Oitavo, porque, se prevalecer a limitação prevista na nova CLT, teremos uma contradição insuperável em nosso sistema jurídico, haja vista que fatos semelhantes poderão gerar indenizações em valores muito diferentes, dependendo do órgão julgador. Tomemos, como exemplo, a MORTE provocada por um acidente. Nesta Justiça especializada, os dependentes de um empregado que ganhava salário mínimo e foi vitimado em acidente de trabalho receberão, de acordo com a nova regra, indenização por dano moral no valor máximo de R$ 49.900,00 – considerando o salário mínimo nacionalmente unificado (R$ 998,00 x 50). Trata-se de valor bastante aquém do que vem arbitrando a jurisprudência do STJ. Vejamos:
1.000 (um mil) salários mínimos: RESPONSABILIDADE CIVIL. ESTUPRO E ASSASSINATO DE ESTAGIÁRIA NO INTERIOR DE FÁBRICA. INDENIZAÇÃO. DANO MORAL. QUANTUM INDENIZATÓRIO. RAZOABILIDADE. Dadas as particularidades da espécie, em que a autora da ação indenizatória teve sua filha estuprada e assassinada, impõe-se a manutenção do quantum indenizatório no patamar em que fixado pelo Tribunal a quo. Não justificada, portanto, a excepcional intervenção desta Corte para rever a verba indenizatória. Recurso especial não conhecido. (STJ – REsp: 737918 RJ 2005/0051300-4, relator: ministro CESAR ASFOR ROCHA, data de julgamento: 12/06/07, T4 – QUARTA TURMA, data de publicação: DJ 13.8.7 p. 374 RT vol. 866 p. 152)

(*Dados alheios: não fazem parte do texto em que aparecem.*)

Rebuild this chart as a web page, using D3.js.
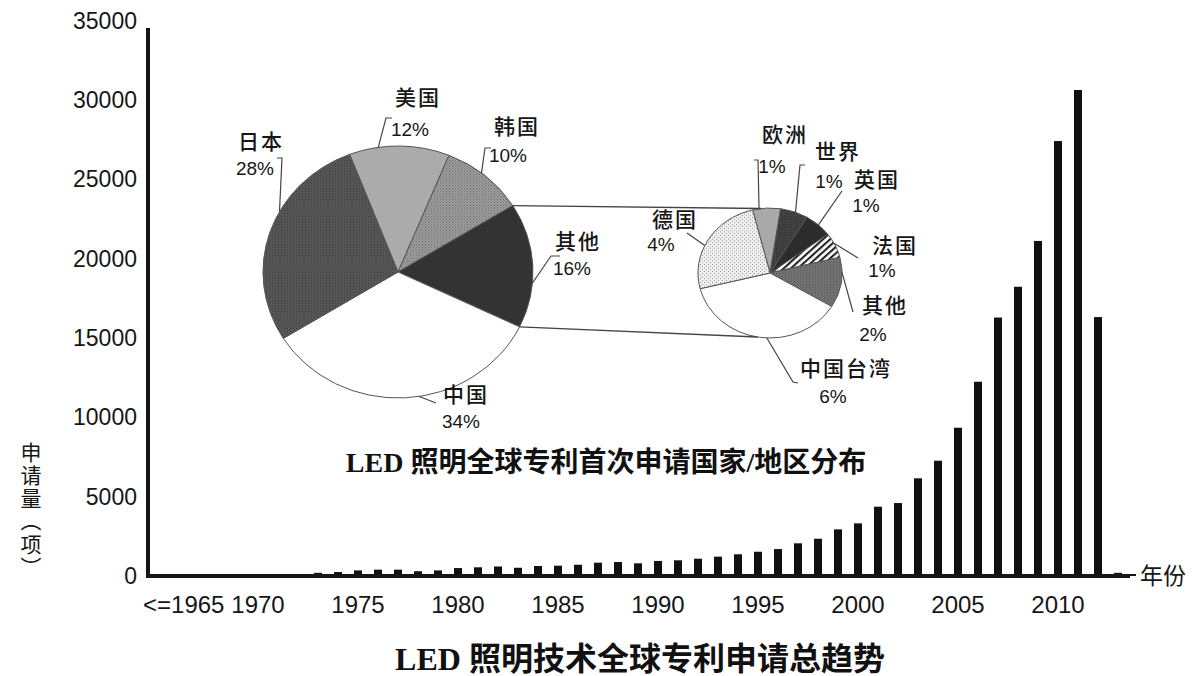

1.000 (um mil) salários mínimos: RECURSO ESPECIAL – RESPONSABILIDADE CIVIL – ACIDENTE EM PLATAFORMA DE EXPLORAÇÃO DE PETRÓLEO – MORTE DE FILHO – DANOS MORAIS – QUANTUM INDENIZATÓRIO – NÚMERO DE LESADOS – RAZOABILIDADE – RECURSO NÃO CONHECIDO. 1. Aos parâmetros usualmente considerados à aferição do excesso ou irrisão no arbitramento do quantum indenizatório de danos morais – gravidade e repercussão da lesão, grau de culpa do ofensor, nível socioeconômico das partes -, perfaz-se imprescindível somar a quantidade de integrantes do pólo proponente da lide. A observância da eqüidade, das regras de experiência e bom senso, e dos princípios da isonomia, razoabilidade e proporcionalidade quando da fixação da reparação de danos morais não se coaduna com o desprezo do número de lesados pela morte de parente. 2. Ante as peculiaridades da espécie, a manutenção do quantum indenizatório arbitrado pelo Tribunal a quo, em valor equivalente a 500 salários mínimos para cada um dos autores, pais da vítima do acidente laboral, denota eqüidade e moderação, não implicando em enriquecimento sem causa. 3. Recurso Especial não conhecido. (STJ – REsp: 745710 RJ 2005/0068106-6, relator: ministro CESAR ASFOR ROCHA, data de julgamento: 5/12/6, T4 – QUARTA TURMA, data de publicação: DJ 09/04/07 p. 254LEXSTJ vol. 213 p. 128RT vol. 862 p. 116/59 – sublinhei.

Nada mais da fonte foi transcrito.